● Request
Among the entries below, which lines run from the line with "Reproduce this chart with Plotly." through the line with "label_break = [1, 1, 2, 2]"? Retype those, both ends included, exactly and without pictures.

● Source material
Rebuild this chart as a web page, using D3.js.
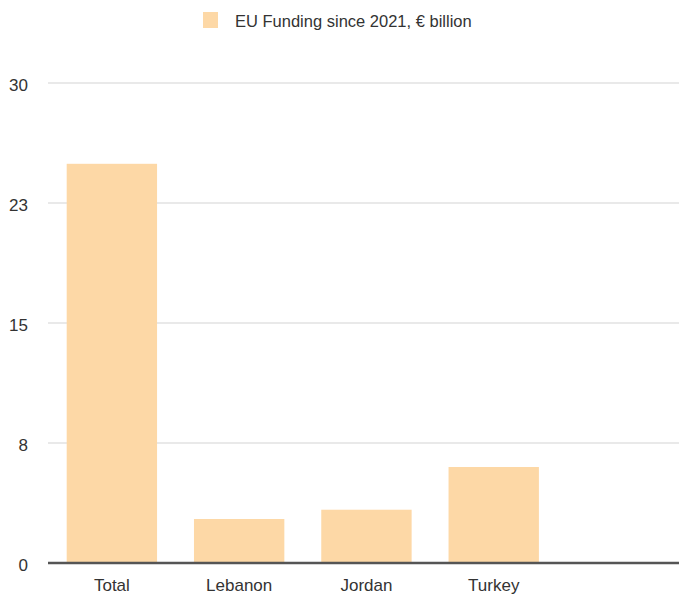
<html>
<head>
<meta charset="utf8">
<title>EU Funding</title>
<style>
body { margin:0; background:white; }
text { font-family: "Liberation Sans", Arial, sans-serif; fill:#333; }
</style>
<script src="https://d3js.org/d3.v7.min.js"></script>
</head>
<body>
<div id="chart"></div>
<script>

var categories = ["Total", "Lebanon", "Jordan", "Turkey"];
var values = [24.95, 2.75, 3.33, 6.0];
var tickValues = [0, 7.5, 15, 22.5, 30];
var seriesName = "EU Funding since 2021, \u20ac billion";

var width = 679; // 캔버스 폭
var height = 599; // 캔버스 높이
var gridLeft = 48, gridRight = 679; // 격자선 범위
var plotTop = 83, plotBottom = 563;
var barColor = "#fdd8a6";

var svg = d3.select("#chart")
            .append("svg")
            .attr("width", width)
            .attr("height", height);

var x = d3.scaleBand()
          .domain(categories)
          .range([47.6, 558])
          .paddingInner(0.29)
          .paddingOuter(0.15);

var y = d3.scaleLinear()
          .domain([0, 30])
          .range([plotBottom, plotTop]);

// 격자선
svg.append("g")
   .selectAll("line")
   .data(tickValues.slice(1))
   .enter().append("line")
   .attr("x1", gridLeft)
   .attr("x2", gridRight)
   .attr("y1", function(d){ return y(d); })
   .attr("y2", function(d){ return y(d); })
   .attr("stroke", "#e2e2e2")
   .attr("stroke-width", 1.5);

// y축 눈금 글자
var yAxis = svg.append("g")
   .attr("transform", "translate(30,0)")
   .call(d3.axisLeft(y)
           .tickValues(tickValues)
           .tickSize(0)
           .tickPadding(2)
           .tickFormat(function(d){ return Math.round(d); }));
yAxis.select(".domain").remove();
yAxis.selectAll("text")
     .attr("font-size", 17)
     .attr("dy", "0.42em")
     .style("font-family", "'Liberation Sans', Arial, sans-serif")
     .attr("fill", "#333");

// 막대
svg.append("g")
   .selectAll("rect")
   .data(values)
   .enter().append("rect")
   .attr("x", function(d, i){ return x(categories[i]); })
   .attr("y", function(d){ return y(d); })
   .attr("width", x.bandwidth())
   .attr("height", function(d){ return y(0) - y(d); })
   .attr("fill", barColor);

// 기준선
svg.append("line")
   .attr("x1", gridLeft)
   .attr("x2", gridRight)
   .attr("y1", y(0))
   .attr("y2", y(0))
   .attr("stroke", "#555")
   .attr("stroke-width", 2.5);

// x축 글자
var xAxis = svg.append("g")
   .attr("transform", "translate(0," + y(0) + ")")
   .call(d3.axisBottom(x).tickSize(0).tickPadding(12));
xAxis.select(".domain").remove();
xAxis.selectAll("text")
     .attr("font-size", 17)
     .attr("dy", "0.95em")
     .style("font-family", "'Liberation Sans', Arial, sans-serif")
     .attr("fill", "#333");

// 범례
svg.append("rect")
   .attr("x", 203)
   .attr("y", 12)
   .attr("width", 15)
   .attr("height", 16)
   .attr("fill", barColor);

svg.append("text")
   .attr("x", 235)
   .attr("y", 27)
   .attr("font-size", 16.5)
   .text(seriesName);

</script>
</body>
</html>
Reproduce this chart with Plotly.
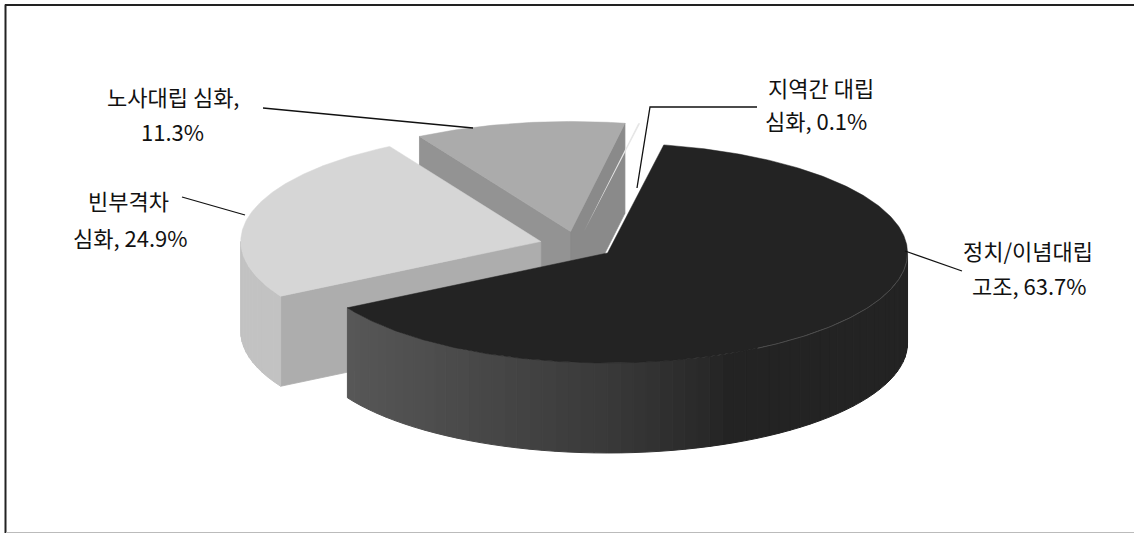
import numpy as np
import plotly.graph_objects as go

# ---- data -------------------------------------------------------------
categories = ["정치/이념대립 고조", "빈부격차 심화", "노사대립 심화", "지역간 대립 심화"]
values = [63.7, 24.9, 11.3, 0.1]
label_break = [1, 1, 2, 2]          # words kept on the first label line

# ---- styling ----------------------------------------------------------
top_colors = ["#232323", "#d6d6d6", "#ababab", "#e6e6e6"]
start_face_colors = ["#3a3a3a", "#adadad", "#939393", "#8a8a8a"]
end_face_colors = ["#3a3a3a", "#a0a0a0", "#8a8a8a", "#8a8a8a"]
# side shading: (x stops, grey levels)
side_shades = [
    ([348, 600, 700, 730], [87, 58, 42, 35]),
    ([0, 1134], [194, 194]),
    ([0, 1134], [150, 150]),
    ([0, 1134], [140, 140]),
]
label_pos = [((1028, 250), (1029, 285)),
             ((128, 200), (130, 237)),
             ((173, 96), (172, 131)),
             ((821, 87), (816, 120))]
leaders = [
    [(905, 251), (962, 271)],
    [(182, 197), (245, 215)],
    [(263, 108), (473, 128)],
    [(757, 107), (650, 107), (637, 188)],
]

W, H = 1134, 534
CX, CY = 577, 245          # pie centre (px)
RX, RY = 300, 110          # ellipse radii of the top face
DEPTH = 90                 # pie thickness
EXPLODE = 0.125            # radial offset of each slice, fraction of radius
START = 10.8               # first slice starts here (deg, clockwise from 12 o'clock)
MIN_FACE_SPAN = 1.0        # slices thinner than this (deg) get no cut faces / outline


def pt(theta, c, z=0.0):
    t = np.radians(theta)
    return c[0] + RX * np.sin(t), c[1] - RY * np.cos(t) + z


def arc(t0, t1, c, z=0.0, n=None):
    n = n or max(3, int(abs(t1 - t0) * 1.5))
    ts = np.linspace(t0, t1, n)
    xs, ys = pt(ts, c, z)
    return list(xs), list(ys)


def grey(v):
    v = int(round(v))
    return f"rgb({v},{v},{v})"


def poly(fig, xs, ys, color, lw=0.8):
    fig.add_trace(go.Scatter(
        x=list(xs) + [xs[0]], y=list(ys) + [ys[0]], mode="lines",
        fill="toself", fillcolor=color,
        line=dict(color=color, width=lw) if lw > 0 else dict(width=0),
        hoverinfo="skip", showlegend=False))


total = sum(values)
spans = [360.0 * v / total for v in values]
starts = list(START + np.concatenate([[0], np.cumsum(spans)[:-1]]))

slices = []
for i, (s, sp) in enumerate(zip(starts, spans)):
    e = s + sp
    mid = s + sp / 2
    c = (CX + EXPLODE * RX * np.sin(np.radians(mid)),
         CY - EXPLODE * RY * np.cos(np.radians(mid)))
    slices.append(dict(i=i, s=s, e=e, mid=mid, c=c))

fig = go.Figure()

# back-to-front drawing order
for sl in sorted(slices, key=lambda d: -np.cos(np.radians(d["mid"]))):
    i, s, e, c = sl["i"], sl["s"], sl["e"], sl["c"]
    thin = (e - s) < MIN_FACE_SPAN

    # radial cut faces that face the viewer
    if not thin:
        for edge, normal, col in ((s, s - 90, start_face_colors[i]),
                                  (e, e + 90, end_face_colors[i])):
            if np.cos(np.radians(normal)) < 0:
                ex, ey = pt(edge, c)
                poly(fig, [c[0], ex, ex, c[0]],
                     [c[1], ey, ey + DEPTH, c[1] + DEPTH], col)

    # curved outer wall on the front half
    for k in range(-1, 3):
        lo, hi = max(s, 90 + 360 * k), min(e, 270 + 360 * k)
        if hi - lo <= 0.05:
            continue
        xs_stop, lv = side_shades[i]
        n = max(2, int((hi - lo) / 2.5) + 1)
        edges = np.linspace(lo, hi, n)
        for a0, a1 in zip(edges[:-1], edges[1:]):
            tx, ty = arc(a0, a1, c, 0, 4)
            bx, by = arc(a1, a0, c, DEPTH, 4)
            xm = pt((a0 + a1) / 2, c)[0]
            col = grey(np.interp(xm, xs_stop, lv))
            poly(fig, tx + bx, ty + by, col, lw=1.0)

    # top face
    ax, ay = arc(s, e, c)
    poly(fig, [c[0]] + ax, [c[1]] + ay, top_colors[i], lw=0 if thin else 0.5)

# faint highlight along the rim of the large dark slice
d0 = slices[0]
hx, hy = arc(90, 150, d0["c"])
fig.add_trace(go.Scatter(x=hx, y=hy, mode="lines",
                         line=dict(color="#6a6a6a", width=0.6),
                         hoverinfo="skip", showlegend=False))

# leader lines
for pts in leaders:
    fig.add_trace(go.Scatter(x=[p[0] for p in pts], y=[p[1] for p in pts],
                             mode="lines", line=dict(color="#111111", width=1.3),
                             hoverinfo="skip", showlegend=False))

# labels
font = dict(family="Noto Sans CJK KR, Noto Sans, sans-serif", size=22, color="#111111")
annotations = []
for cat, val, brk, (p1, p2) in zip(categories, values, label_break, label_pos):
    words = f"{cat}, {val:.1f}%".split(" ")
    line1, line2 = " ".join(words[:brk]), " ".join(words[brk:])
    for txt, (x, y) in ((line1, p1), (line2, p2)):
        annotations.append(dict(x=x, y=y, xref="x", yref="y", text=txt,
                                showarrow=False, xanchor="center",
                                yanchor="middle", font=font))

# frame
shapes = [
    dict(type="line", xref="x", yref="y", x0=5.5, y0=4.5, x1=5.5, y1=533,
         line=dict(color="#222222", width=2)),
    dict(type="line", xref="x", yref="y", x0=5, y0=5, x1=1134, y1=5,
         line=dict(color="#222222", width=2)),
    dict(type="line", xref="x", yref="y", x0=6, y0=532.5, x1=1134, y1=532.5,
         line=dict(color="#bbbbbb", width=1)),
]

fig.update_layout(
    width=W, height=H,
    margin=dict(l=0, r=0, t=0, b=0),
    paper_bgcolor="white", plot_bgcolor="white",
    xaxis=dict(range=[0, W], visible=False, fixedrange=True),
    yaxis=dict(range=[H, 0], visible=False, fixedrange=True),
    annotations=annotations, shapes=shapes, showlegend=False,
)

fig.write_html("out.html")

● Written solution
Reproduce this chart with Plotly.
import numpy as np
import plotly.graph_objects as go

# ---- data -------------------------------------------------------------
categories = ["정치/이념대립 고조", "빈부격차 심화", "노사대립 심화", "지역간 대립 심화"]
values = [63.7, 24.9, 11.3, 0.1]
label_break = [1, 1, 2, 2]          # words kept on the first label line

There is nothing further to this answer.